◆ **ENTRIES SUPPLIED**:
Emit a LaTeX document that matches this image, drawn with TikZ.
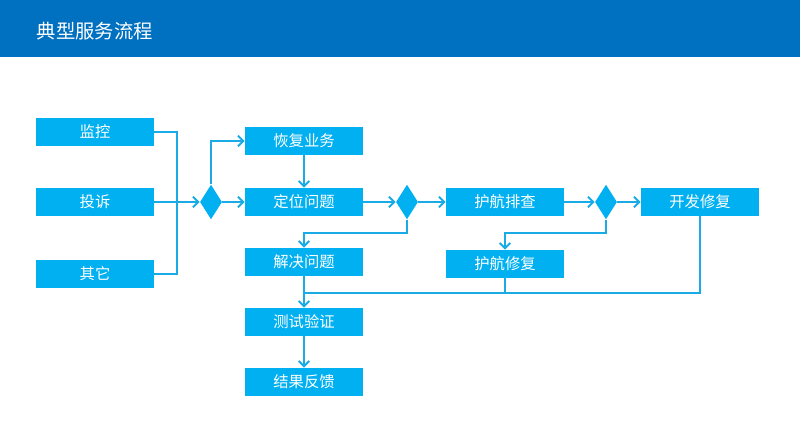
\documentclass[tikz,border=0pt]{standalone}
\usepackage{fontspec}
\newfontfamily\cjk{Noto Sans CJK SC}
\usetikzlibrary{calc,positioning}
\usetikzlibrary{shapes,arrows,arrows.meta}

\definecolor{headblue}{HTML}{0070C0}
\definecolor{boxblue}{HTML}{00B0F0}
\definecolor{lineblue}{HTML}{1AAAE6}

\begin{document}
\begin{tikzpicture}[x=0.75pt,y=-0.75pt,
block/.style = {rectangle, fill=boxblue, text=white, minimum width=88.5pt,
                minimum height=21pt, inner sep=0pt, font=\cjk\fontsize{11.5}{12}\selectfont},
decision/.style = {diamond, fill=boxblue, minimum width=16.5pt, minimum height=26pt,
                   inner sep=0pt},
line/.style ={draw=lineblue, line width=1.5pt, -{Straight Barb[length=4pt,width=8pt]}},
plain/.style ={draw=lineblue, line width=1.5pt}]

\useasboundingbox (0,0) rectangle (800,448);

% header
\fill[headblue] (0,0) rectangle (800,57);
\node[anchor=west, text=white, font=\cjk\fontsize{14.5}{16}\selectfont] (title) at (32,31) {典型服务流程};

% sources
\node [block] (jiankong) at (95,132) {监控};
\node [block] (tousu) at (95,202) {投诉};
\node [block] (qita) at (95,274) {其它};

% main row
\node [decision] (d1) at (211,202) {};
\node [block] (huifu) at (304,141) {恢复业务};
\node [block] (dingwei) at (304,202) {定位问题};
\node [decision] (d2) at (407,202) {};
\node [block] (paicha) at (505,202) {护航排查};
\node [decision] (d3) at (606,202) {};
\node [block] (kaifa) at (700,202) {开发修复};

% lower rows
\node [block] (jiejue) at (304,262) {解决问题};
\node [block] (xiufu) at (505,264) {护航修复};
\node [block] (ceshi) at (304,322) {测试验证};
\node [block] (jieguo) at (304,382) {结果反馈};

\coordinate (M) at (177,202);
\coordinate (A) at (304,233);
\coordinate (B) at (505,233);
\coordinate (C) at (304,293);

\begin{scope}[every path/.style=plain]
\path (jiankong) -| (M);
\path (qita) -| (M);
\path (kaifa.south) |- (C);
\path (xiufu.south) -- (xiufu.south |- C);
\end{scope}

\begin{scope}[every path/.style=line]
\path (tousu) -- (d1);
\path (d1.north) |- (huifu);
\path (d1) -- (dingwei);
\path (huifu) -- (dingwei);
\path (dingwei) -- (d2);
\path (d2) -- (paicha);
\path (d2.south) |- (A) -- (jiejue.north);
\path (paicha) -- (d3);
\path (d3) -- (kaifa);
\path (d3.south) |- (B) -- (xiufu.north);
\path (jiejue) -- (ceshi);
\path (ceshi) -- (jieguo);
\end{scope}
\end{tikzpicture}
\end{document}
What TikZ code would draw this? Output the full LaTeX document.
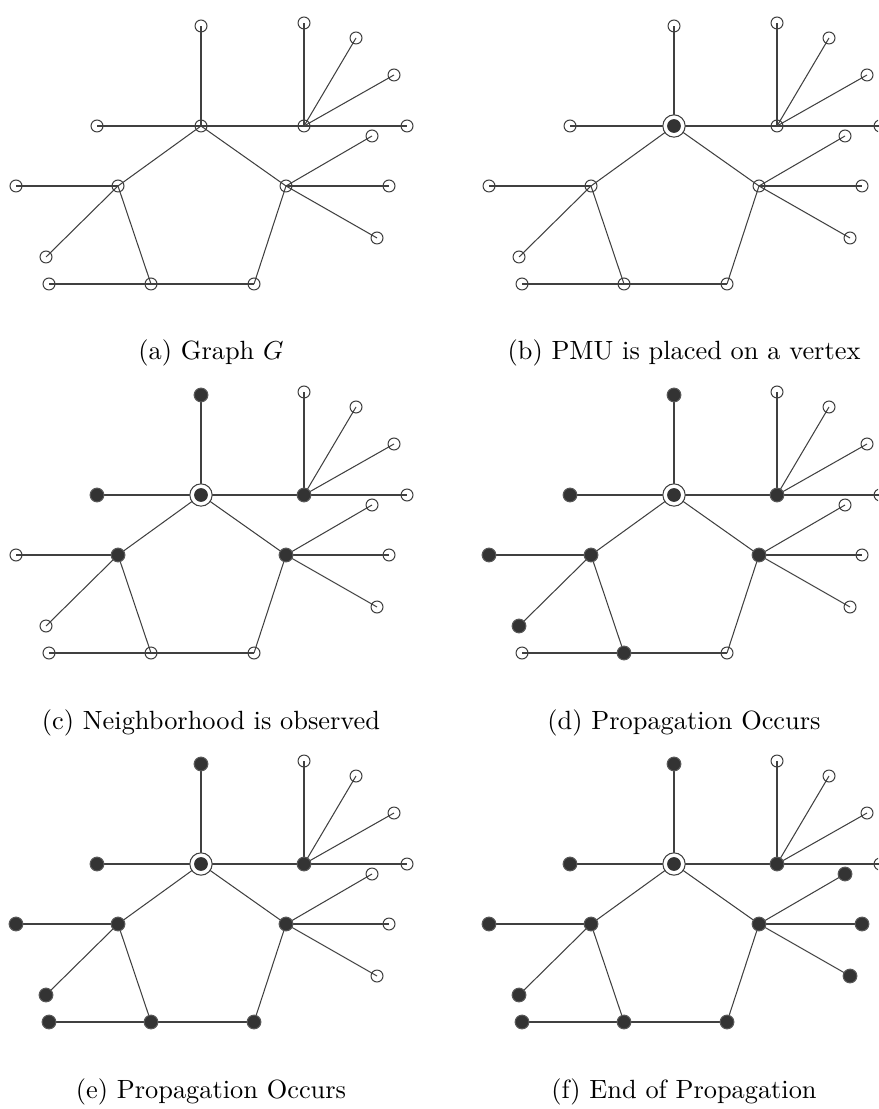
\documentclass[tikz,border=0pt]{standalone}
\usepackage{tikz}
\usepackage{xstring}
\usetikzlibrary{backgrounds}
\tikzset{
    vtx/.style={
        circle, draw=black!75, line width=0.4pt,
        inner sep=0pt, minimum size=4.6pt,
    },
    obs/.style={
        vtx, fill=black!80, draw=black!65, minimum size=5.3pt,
    },
    pmu/.style={
        circle, draw=black!75, fill=white, line width=0.4pt,
        inner sep=0pt, minimum size=8.6pt,
        path picture={\fill[black!80] (path picture bounding box.center) circle (2.65pt);},
    },
    edge/.style={
        draw=black!75, line width=0.4pt,
    },
    vstate/.code={\IfSubStr{,\obslist,}{,#1,}{\pgfkeysalso{/tikz/obs}}{\pgfkeysalso{/tikz/vtx}}},
    hubstate/.code={\IfSubStr{,\obslist,}{,h,}{\pgfkeysalso{/tikz/pmu}}{\pgfkeysalso{/tikz/vtx}}},
    caption/.style={anchor=base, font=\fontsize{10.15}{12}\selectfont},
}
% #1 prefix, #2/#3 shift, #4 observed vertices, #5 caption
\newcommand{\graphpanel}[5]{%
    \def\obslist{#4}%
    \begin{scope}[shift={(#2,#3)}]
        \node[hubstate] (#1-h) at (201,126) {};
        \node[vstate=t] (#1-t) at (201,26) {};
        \node[vstate=hl] (#1-hl) at (97,126) {};
        \node[vstate=rh] (#1-rh) at (304,126) {};
        \node[vstate=r1] (#1-r1) at (304,23) {};
        \node[vstate=r2] (#1-r2) at (356,38) {};
        \node[vstate=r3] (#1-r3) at (394,75) {};
        \node[vstate=r4] (#1-r4) at (407,126) {};
        \node[vstate=p1] (#1-p1) at (118,186) {};
        \node[vstate=p4] (#1-p4) at (286,186) {};
        \node[vstate=p2] (#1-p2) at (151,284) {};
        \node[vstate=p3] (#1-p3) at (254,284) {};
        \node[vstate=l1] (#1-l1) at (16,186) {};
        \node[vstate=l2] (#1-l2) at (46,257) {};
        \node[vstate=l3] (#1-l3) at (49,284) {};
        \node[vstate=q1] (#1-q1) at (372,136) {};
        \node[vstate=q2] (#1-q2) at (389,186) {};
        \node[vstate=q3] (#1-q3) at (377,238) {};
        \begin{pgfonlayer}{background}
            \foreach \u/\v in {h/t,h/hl,h/rh,h/p1,h/p4,rh/r1,rh/r2,rh/r3,rh/r4,
                    p1/l1,p1/l2,p1/p2,p2/l3,p2/p3,p3/p4,p4/q1,p4/q2,p4/q3}
                \draw[edge] (#1-\u.center) -- (#1-\v.center);
        \end{pgfonlayer}
        \node[caption] (#1-cap) at (211,360) {#5};
    \end{scope}}

\begin{document}
\begin{tikzpicture}[x=0.385pt,y=-0.385pt]
    \useasboundingbox (0,0) rectangle (878,1109);
    \clip (0,0) rectangle (878,1109);
    \graphpanel{a}{0}{0}{}{(a) Graph $G$}
    \graphpanel{b}{473}{0}{h}{(b) PMU is placed on a vertex}
    \graphpanel{c}{0}{369}{h,t,hl,rh,p1,p4}{(c) Neighborhood is observed}
    \graphpanel{d}{473}{369}{h,t,hl,rh,p1,p4,l1,l2,p2}{(d) Propagation Occurs}
    \graphpanel{e}{0}{738}{h,t,hl,rh,p1,p4,l1,l2,p2,l3,p3}{(e) Propagation Occurs}
    \graphpanel{f}{473}{738}{h,t,hl,rh,p1,p4,l1,l2,p2,l3,p3,q1,q2,q3}{(f) End of Propagation}
\end{tikzpicture}
\end{document}
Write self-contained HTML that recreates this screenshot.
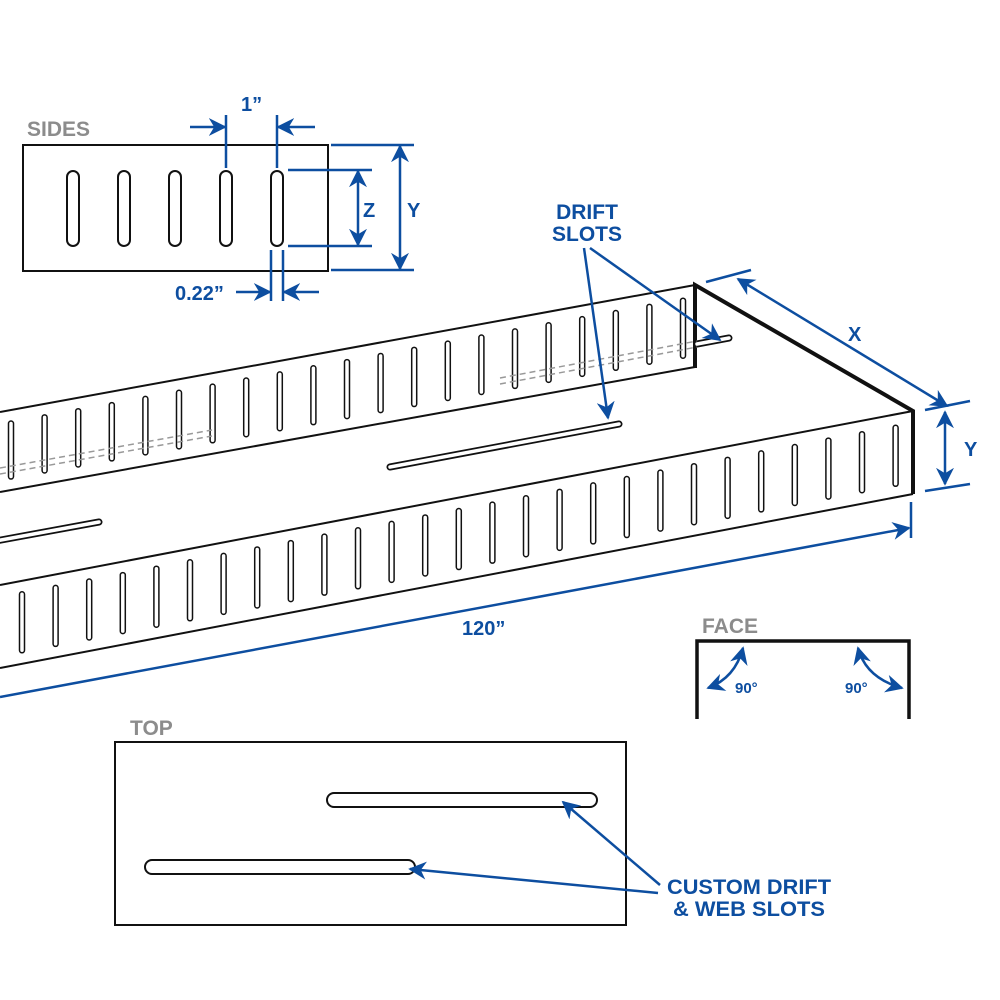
<!DOCTYPE html>
<html><head><meta charset="utf-8"><style>
html,body{margin:0;padding:0;background:#fff;}
svg{display:block;}
text{font-family:"Liberation Sans",Arial,sans-serif;font-weight:bold;}
</style></head><body>
<svg id="s" width="1000" height="1000" viewBox="0 0 1000 1000" xmlns="http://www.w3.org/2000/svg">
<defs>
<marker id="b" viewBox="0 0 10 10" refX="9" refY="5" markerWidth="18" markerHeight="18" orient="auto-start-reverse" markerUnits="userSpaceOnUse">
<path d="M0,0 L10,5 L0,10 L3,5 Z" fill="#0d4ea0"/></marker>
</defs>
<g id="walls"></g>

<g fill="none" stroke="#111" stroke-width="2">
<polyline points="0,412 695,285"/>
<polyline points="0,492 695,367"/>
<polyline points="0,585 913,411"/>
<polyline points="0,668 913,494"/>
</g>
<g stroke="#111" stroke-width="4" fill="none">
<polyline points="695,368 695,285 913,411 913,494"/>
</g>

<g stroke-linecap="round" fill="none">
<line x1="390" y1="467" x2="619" y2="424" stroke="#111" stroke-width="7"/>
<line x1="390" y1="467" x2="619" y2="424" stroke="#fff" stroke-width="3.5"/>
<line x1="-10" y1="542" x2="99" y2="522" stroke="#111" stroke-width="7"/>
<line x1="-10" y1="542" x2="99" y2="522" stroke="#fff" stroke-width="3.5"/>
<line x1="697" y1="344" x2="729" y2="338" stroke="#111" stroke-width="7"/>
<line x1="697" y1="344" x2="729" y2="338" stroke="#fff" stroke-width="3.5"/>
</g>
<g stroke="#999" stroke-width="1.5" stroke-dasharray="6,4" fill="none">
<line x1="0" y1="474" x2="212" y2="436"/>
<line x1="0" y1="468" x2="212" y2="430"/>
<line x1="500" y1="384" x2="697" y2="347"/>
<line x1="500" y1="378" x2="697" y2="341"/>
</g>

<!-- SIDES -->
<text x="27" y="136" font-size="21" fill="#8c8c8c">SIDES</text>
<rect x="23" y="145" width="305" height="126" fill="#fff" stroke="#111" stroke-width="2"/>
<g fill="#fff" stroke="#111" stroke-width="2">
<rect x="67" y="171" width="12" height="75" rx="6"/>
<rect x="118" y="171" width="12" height="75" rx="6"/>
<rect x="169" y="171" width="12" height="75" rx="6"/>
<rect x="220" y="171" width="12" height="75" rx="6"/>
<rect x="271" y="171" width="12" height="75" rx="6"/>
</g>
<g stroke="#0d4ea0" stroke-width="2.5" fill="none">
<line x1="226" y1="115" x2="226" y2="168"/>
<line x1="277" y1="115" x2="277" y2="168"/>
<line x1="190" y1="127" x2="225" y2="127" marker-end="url(#b)"/>
<line x1="315" y1="127" x2="278" y2="127" marker-end="url(#b)"/>
<line x1="271" y1="250" x2="271" y2="301"/>
<line x1="283" y1="250" x2="283" y2="301"/>
<line x1="236" y1="292" x2="270" y2="292" marker-end="url(#b)"/>
<line x1="319" y1="292" x2="284" y2="292" marker-end="url(#b)"/>
<line x1="288" y1="170" x2="372" y2="170"/>
<line x1="288" y1="246" x2="372" y2="246"/>
<line x1="358" y1="171" x2="358" y2="245" marker-start="url(#b)" marker-end="url(#b)"/>
<line x1="331" y1="145" x2="414" y2="145"/>
<line x1="331" y1="270" x2="414" y2="270"/>
<line x1="400" y1="146" x2="400" y2="269" marker-start="url(#b)" marker-end="url(#b)"/>
</g>
<g fill="#0d4ea0" font-size="20">
<text x="241" y="111">1”</text>
<text x="363" y="217">Z</text>
<text x="407" y="217">Y</text>
<text x="175" y="300">0.22”</text>
</g>

<text x="587" y="219" font-size="21" fill="#0d4ea0" text-anchor="middle">DRIFT</text>
<text x="587" y="241" font-size="21" fill="#0d4ea0" text-anchor="middle">SLOTS</text>
<g stroke="#0d4ea0" stroke-width="2.5" fill="none">
<line x1="584" y1="248" x2="608" y2="418" marker-end="url(#b)"/>
<line x1="590" y1="248" x2="720" y2="340" marker-end="url(#b)"/>
<line x1="706" y1="282" x2="751" y2="270"/>
<line x1="925" y1="410" x2="970" y2="401"/>
<line x1="738" y1="279" x2="947" y2="406" marker-start="url(#b)" marker-end="url(#b)"/>
<line x1="925" y1="491" x2="970" y2="484"/>
<line x1="945" y1="412" x2="945" y2="484" marker-start="url(#b)" marker-end="url(#b)"/>
<line x1="911" y1="502" x2="911" y2="538"/>
<line x1="0" y1="697" x2="909" y2="528" marker-end="url(#b)"/>
</g>
<g fill="#0d4ea0" font-size="20">
<text x="848" y="341">X</text>
<text x="964" y="456">Y</text>
<text x="462" y="635">120”</text>
</g>

<!-- FACE -->
<text x="702" y="633" font-size="21" fill="#8c8c8c">FACE</text>
<polyline points="697,719 697,641 909,641 909,719" fill="none" stroke="#111" stroke-width="3.5"/>
<g stroke="#0d4ea0" stroke-width="2.5" fill="none">
<path d="M708,688 Q735,678 743,648" marker-start="url(#b)" marker-end="url(#b)"/>
<path d="M858,648 Q866,678 902,688" marker-start="url(#b)" marker-end="url(#b)"/>
</g>
<g fill="#0d4ea0" font-size="15">
<text x="735" y="693">90°</text>
<text x="845" y="693">90°</text>
</g>

<!-- TOP -->
<text x="130" y="735" font-size="21" fill="#8c8c8c">TOP</text>
<rect x="115" y="742" width="511" height="183" fill="#fff" stroke="#111" stroke-width="2"/>
<g fill="#fff" stroke="#111" stroke-width="2">
<rect x="327" y="793" width="270" height="14" rx="7"/>
<rect x="145" y="860" width="270" height="14" rx="7"/>
</g>
<g stroke="#0d4ea0" stroke-width="2.5" fill="none">
<line x1="660" y1="885" x2="563" y2="802" marker-end="url(#b)"/>
<line x1="658" y1="893" x2="410" y2="869" marker-end="url(#b)"/>
</g>
<g fill="#0d4ea0" font-size="21">
<text x="667" y="894" textLength="164" lengthAdjust="spacingAndGlyphs">CUSTOM DRIFT</text>
<text x="673" y="916" textLength="152" lengthAdjust="spacingAndGlyphs">&amp; WEB SLOTS</text>
</g>
</svg>
<script>
(function(){
var g=document.getElementById('walls'),h='';
function slot(x,t,b){
 h+='<rect x="'+(x-2.5)+'" y="'+t+'" width="5" height="'+(b-t)+'" rx="2.5" fill="#fff" stroke="#111" stroke-width="1.5"/>';
}
for(var x=11;x<=690;x+=33.6){
 var tp=412-0.1827*x, bt=492-0.1798*x;
 slot(x,tp+11,bt-11);
}
for(var x=22;x<=900;x+=33.6){
 var tp=585-0.1906*x, bt=668-0.1906*x;
 slot(x,tp+11,bt-11);
}
g.innerHTML=h;
})();
</script>
</body></html>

◆ **STATED GOAL**: How many of the lines above contain the string "code"? Give the number only.

◆ **ANSWER TO THIS EXERCISE**: 3